The benefit of “uniform + intensive” quench cooling is predictable part distortion and optimal grain refinement for a given alloy of steel.  In addition, intensive quench cooling develops “current” compressive surface stresses that hold the part like a die.  Even after tempering, high residual compressive surface stresses remain when designed into the part with the proper material alloy selection and the proper uniform and intensive quench process make for better parts at a total lower cost.   An added benefit is the elimination of the oil quenchants for increased safety, decreased environmental impact and cleaner parts without washing.

CONCLUSION:        

As heat treaters today, we must find the optimal processes and apply them in the best available equipment that eliminates the pains of heat treating from distortion and non-uniform properties for not only our customers, but our customers’ customer.  Obviously, we heat treaters cannot do this in a vacuum.  (Pun intended!)  Heat treating is integral and crosscutting with many different process technologies in the part making value stream.

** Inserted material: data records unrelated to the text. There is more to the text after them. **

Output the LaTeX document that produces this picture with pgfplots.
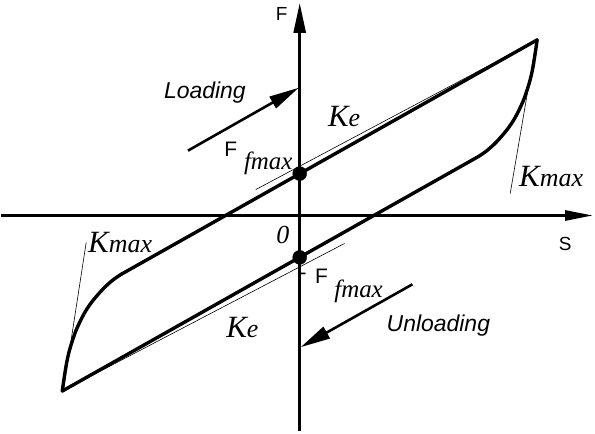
\documentclass[border=0pt]{standalone}
\usepackage{fontspec}
\setmainfont{Liberation Sans}
\newfontfamily\kfont{Liberation Serif}
\usepackage{pgfplots}
\pgfplotsset{compat=1.18}
\usetikzlibrary{arrows.meta}

\newcommand{\Kmax}{{\kfont\itshape\fontsize{31}{31}\selectfont K\fontsize{26}{26}\selectfont max}}
\newcommand{\Ke}{{\kfont\itshape\fontsize{31}{31}\selectfont K\fontsize{26}{26}\selectfont e}}
\newcommand{\fmax}{{\kfont\itshape\fontsize{25}{25}\selectfont fmax}}

\begin{document}
\begin{tikzpicture}
\begin{axis}[
  scale only axis, width=595pt, height=435pt,
  xmin=-299, xmax=296, ymin=-219, ymax=216,
  hide axis, clip=false,
  loop/.style={line width=3.4pt, line cap=round, line join=round},
  thin/.style={line width=0.6pt},
]
% canvas extent
\addplot[draw=none] coordinates {(-299,-219) (296,216)};

% S and F axes
\addplot[line width=2.8pt, -{Triangle[length=28pt,width=10pt]}] coordinates {(-299,0) (294,0)};
\addplot[line width=2.8pt, -{Triangle[length=30pt,width=12pt]}] coordinates {(0,-216) (0,213)};

% secant / tangent stiffness lines
\addplot[thin] coordinates {(-44,26) (238,176)};
\addplot[thin] coordinates {(-238,-176) (45,-28)};
\addplot[thin] coordinates {(237,174) (211,22)};
\addplot[thin] coordinates {(-237,-176) (-214,-27)};

% hysteresis loop: lower (loading) branch
\addplot[loop] coordinates {(-238,-176) (179,59)};
\addplot[loop, smooth, tension=0.5] coordinates {
  (179,59) (187,64.5) (195,71.5) (202,79) (209,87.5) (215,96.5)
  (220,106) (224.5,116) (228,126) (231,136) (233.5,147)
  (235.5,159) (237,169) (238,176)};
% upper (unloading) branch
\addplot[loop] coordinates {(238,176) (-179,-59)};
\addplot[loop, smooth, tension=0.5] coordinates {
  (-179,-59) (-187,-64.5) (-195,-71.5) (-202,-79) (-209,-87.5) (-215,-96.5)
  (-220,-106) (-224.5,-116) (-228,-126) (-231,-136) (-233.5,-147)
  (-235.5,-159) (-237,-169) (-238,-176)};

% friction force points
\addplot[only marks, mark=*, mark size=7pt, black] coordinates {(0,42) (0,-42)};

% loading / unloading direction arrows
\addplot[line width=2.6pt, -{Triangle[length=30pt,width=13pt]}] coordinates {(-112,65) (-1,128)};
\addplot[line width=2.6pt, -{Triangle[length=30pt,width=13pt]}] coordinates {(113,-69) (1,-132)};

% labels
\node at (axis cs:-18,202) {\fontsize{19}{19}\selectfont F};
\node at (axis cs:266,-29) {\fontsize{19}{19}\selectfont S};
\node at (axis cs:-17,-20) {\kfont\itshape\fontsize{26}{26}\selectfont 0};
\node at (axis cs:-95,123) {\itshape\fontsize{23}{23}\selectfont Loading};
\node at (axis cs:139,-110) {\itshape\fontsize{23}{23}\selectfont Unloading};
\node at (axis cs:44.5,99) {\Ke};
\node at (axis cs:-57.5,-112) {\Ke};
\node at (axis cs:252,39) {\Kmax};
\node at (axis cs:-180,-27) {\Kmax};
\node at (axis cs:-69,66) {\fontsize{21}{21}\selectfont F};
\node at (axis cs:-31.5,52) {\fmax};
\node at (axis cs:3.5,-61) {\fontsize{21}{21}\selectfont -};
\node at (axis cs:22,-61) {\fontsize{21}{21}\selectfont F};
\node at (axis cs:59,-76) {\fmax};
\end{axis}
\end{tikzpicture}
\end{document}
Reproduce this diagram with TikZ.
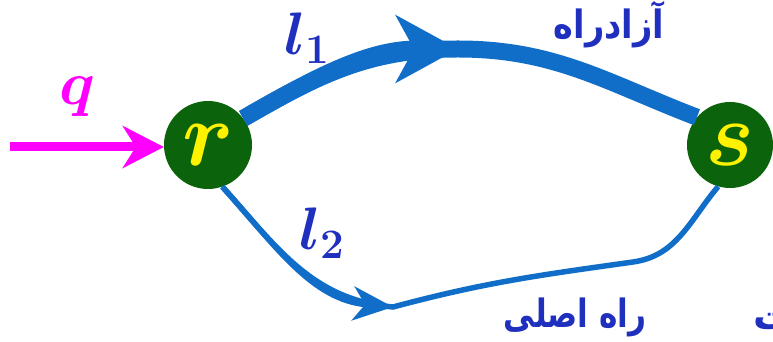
\RequirePackage{fix-cm}
\documentclass[tikz,border=0pt]{standalone}
\usepackage{fontspec}
\usepackage{bm}
\newfontfamily\persianfont[Script=Arabic]{DejaVu Sans}
\TeXXeTstate=1
\usetikzlibrary{arrows.meta}

\definecolor{roadblue}{RGB}{16,110,200}
\definecolor{citygreen}{RGB}{11,100,11}
\definecolor{labelblue}{RGB}{32,48,190}
\definecolor{inflow}{RGB}{255,0,255}

\begin{document}
\begin{tikzpicture}[x=1pt, y=1pt,
    city/.style={circle, fill=citygreen, inner sep=0pt, minimum size=88pt,
      text=yellow, font=\fontsize{92}{92}\selectfont},
    road/.style={roadblue, line cap=butt},
    tag/.style={text=labelblue, inner sep=0pt, font=\fontsize{60}{60}\selectfont},
    fatag/.style={text=labelblue, inner sep=0pt, font=\fontsize{39}{42}\selectfont\persianfont\bfseries}]

    \useasboundingbox (0,0) rectangle (773,342);

    % 1. The two towns r and s
    \node[city] (r) at (208,197) {$\bm{r}$};
    \node[city, minimum size=86pt] (s) at (730,197) {$\bm{s}$};

    % 2. Named points on the roads
    \coordinate (qin) at (10,195);
    \coordinate (hwtop) at (458,293);    % tip of the highway arrow
    \coordinate (mainmid) at (393,35);   % tip of the main road arrow
    \coordinate (mainbend) at (633,80);

    % 3. Highway l1 (thick) and main road l2 (thin), arrow drawn over the road
    \draw[road, line width=17pt] (r.37) to[out=30, in=180] (hwtop)
        to[out=0, in=159] (s.140);
    \draw[road, line width=17pt, -{Stealth[length=62pt, width=67pt, inset=18pt]}]
        (r.37) to[out=30, in=180] (hwtop);

    \draw[road, line width=5.5pt] (r.-71) to[out=-48, in=175] (mainmid)
        to[out=15, in=188] (mainbend) to[out=8, in=-130] (s.-106);
    \draw[road, line width=5.5pt, -{Stealth[length=40pt, width=34pt, inset=12pt]}]
        (r.-71) to[out=-48, in=175] (mainmid);

    % 4. Inflow q
    \draw[inflow, line width=9pt, -{Stealth[length=41pt, width=42pt, inset=13pt]}]
        (qin) -- (qin -| r.west);

    % 5. Labels
    \node[text=inflow, inner sep=0pt, anchor=base, font=\fontsize{62}{62}\selectfont]
        (qlabel) at (77,237) {$\bm{q}$};
    \node[tag, anchor=base west] (l1) at (284,287) {$\bm{l_1}$};
    \node[tag, anchor=base west] (l2) at (299,92) {$\bm{l_2}$};
    \node[fatag] (hwname) at (609,317) {\scalebox{0.86}[1]{\beginR آزادراه\endR}};
    \node[fatag] (mainname) at (575,25) {\scalebox{0.8}[1]{\beginR راه اصلی\endR}};
    \node[fatag, anchor=base west] (cut) at (753,12) {\beginR ت\endR};

\end{tikzpicture}
\end{document}
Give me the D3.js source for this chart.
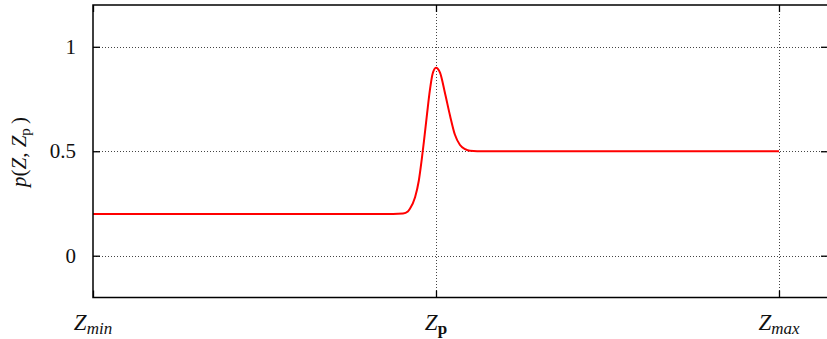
<!DOCTYPE html>
<html>
<head>
<meta charset="utf-8">
<script src="https://cdn.jsdelivr.net/npm/d3@7"></script>
<style>
  html, body { margin: 0; padding: 0; background: #fff; }
  svg { display: block; font-family: "Liberation Serif", "Times New Roman", serif; }
</style>
</head>
<body>
<svg id="chart" width="827" height="339"></svg>
<script>
// Curve samples: position along Z (Z_min = 0, Z_p = 1, Z_max = 2) and p(Z, Z_p)
const zPositions = [0, 0.875, 0.904, 0.918, 0.924, 0.939, 0.950, 0.958, 0.965, 0.974, 0.982, 0.990, 1.000, 1.012, 1.026, 1.041, 1.055, 1.070, 1.085, 1.099, 1.12, 2.0];
const pValues    = [0.2, 0.2, 0.202, 0.212, 0.225, 0.28, 0.36, 0.455, 0.55, 0.68, 0.79, 0.87, 0.9, 0.875, 0.78, 0.67, 0.58, 0.53, 0.51, 0.502, 0.5, 0.5];

// Axis ticks
const yTicks = [0, 0.5, 1];
const yTickLabels = ["0", "0.5", "1"];
const xTicks = [0, 1, 2];
const xTickLabels = [
  { main: "Z", sub: "min", subStyle: "italic" },
  { main: "Z", sub: "p", subStyle: "bold" },
  { main: "Z", sub: "max", subStyle: "italic" }
];

const svg = d3.select("#chart");
const m = { left: 93, right: 828, top: 5, bottom: 297.5 };

const x = d3.scaleLinear().domain([0, 2.1429]).range([m.left, m.right]);
const y = d3.scaleLinear().domain([-0.2, 1.2]).range([m.bottom, m.top]);

// Dotted grid
const grid = svg.append("g").attr("stroke", "#444").attr("stroke-width", 1)
  .attr("stroke-dasharray", "1,2").attr("fill", "none");
grid.selectAll("line.h").data(yTicks).join("line").attr("class", "h")
  .attr("x1", m.left).attr("x2", m.right)
  .attr("y1", d => Math.round(y(d)) + 0.5).attr("y2", d => Math.round(y(d)) + 0.5);
grid.selectAll("line.v").data(xTicks.filter(d => d > 0)).join("line").attr("class", "v")
  .attr("x1", d => Math.round(x(d)) + 0.5).attr("x2", d => Math.round(x(d)) + 0.5)
  .attr("y1", m.top).attr("y2", m.bottom);

// Left axis with inward ticks
const yAxis = d3.axisLeft(y).tickValues(yTicks)
  .tickFormat((d, i) => yTickLabels[i]).tickSize(-7).tickPadding(17);
const gy = svg.append("g").attr("transform", `translate(${m.left},0)`).call(yAxis);
gy.select(".domain").remove();
gy.selectAll(".tick line").attr("stroke", "#000").attr("stroke-width", 1.3);
gy.selectAll(".tick text").attr("font-size", 21).attr("fill", "#111")
  .attr("font-family", "Liberation Serif, serif");

// Right-side tick marks
const yAxisR = d3.axisRight(y).tickValues(yTicks).tickFormat("").tickSize(-7);
const gyr = svg.append("g").attr("transform", `translate(${m.right},0)`).call(yAxisR);
gyr.select(".domain").remove();
gyr.selectAll(".tick line").attr("stroke", "#000").attr("stroke-width", 1.3);

// Bottom and top tick marks
const xAxisB = d3.axisBottom(x).tickValues(xTicks).tickFormat("").tickSize(-7);
const gxb = svg.append("g").attr("transform", `translate(0,${m.bottom})`).call(xAxisB);
gxb.select(".domain").remove();
gxb.selectAll(".tick line").attr("stroke", "#000").attr("stroke-width", 1.3);
const xAxisT = d3.axisTop(x).tickValues(xTicks).tickFormat("").tickSize(-7);
const gxt = svg.append("g").attr("transform", `translate(0,${m.top})`).call(xAxisT);
gxt.select(".domain").remove();
gxt.selectAll(".tick line").attr("stroke", "#000").attr("stroke-width", 1.3);

// X tick labels with subscripts
const xl = svg.append("g").attr("font-size", 23).attr("fill", "#111");
xTicks.forEach((t, i) => {
  const lab = xTickLabels[i];
  const txt = xl.append("text").attr("x", x(t)).attr("y", 330).attr("text-anchor", "middle");
  txt.append("tspan").attr("font-style", "italic").text(lab.main);
  txt.append("tspan").attr("dy", 4).attr("font-size", 17)
    .attr("font-style", lab.subStyle === "italic" ? "italic" : "normal")
    .attr("font-weight", lab.subStyle === "bold" ? "bold" : "normal")
    .text(lab.sub);
});

// Y axis title: p(Z, Z_p)
const yt = svg.append("text").attr("transform", "translate(26,152) rotate(-90)")
  .attr("text-anchor", "middle").attr("font-size", 21).attr("fill", "#111");
yt.append("tspan").attr("font-style", "italic").text("p");
yt.append("tspan").text("(");
yt.append("tspan").attr("font-style", "italic").text("Z");
yt.append("tspan").text(", ");
yt.append("tspan").attr("font-style", "italic").text("Z");
yt.append("tspan").attr("dy", 4).attr("font-size", 15).text("p");
yt.append("tspan").attr("dy", -4).text("\u2009)");

// The curve
const pts = zPositions.map((z, i) => [z, pValues[i]]);
const line = d3.line().x(d => x(d[0])).y(d => y(d[1])).curve(d3.curveMonotoneX);
svg.append("path").datum(pts).attr("d", line)
  .attr("fill", "none").attr("stroke", "#f00").attr("stroke-width", 2);

// Frame
svg.append("rect").attr("x", m.left).attr("y", m.top)
  .attr("width", m.right - m.left).attr("height", m.bottom - m.top)
  .attr("fill", "none").attr("stroke", "#000").attr("stroke-width", 1.5);
</script>
</body>
</html>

For the heat treating industry to achieve the goals set forth for us so long ago, we must collaborate with all the other members in the part making value chain to optimize the heat treating processes we have always used and in some cases find new ways.  The simple fact is everyone at each step of part design and manufacture must collaborate to eliminate waste for the benefit of all in the lean value stream.  The order of processing is also very important.  To get it all right, the part making value map cannot be done from the individual silos of expertise.

Therefore, the selection of the optimal heat treatment process for a better part at a lower overall cost of manufacture is only enabled by a collaboration of the part designers, material makers and manufacturing engineers all working with their heat treater.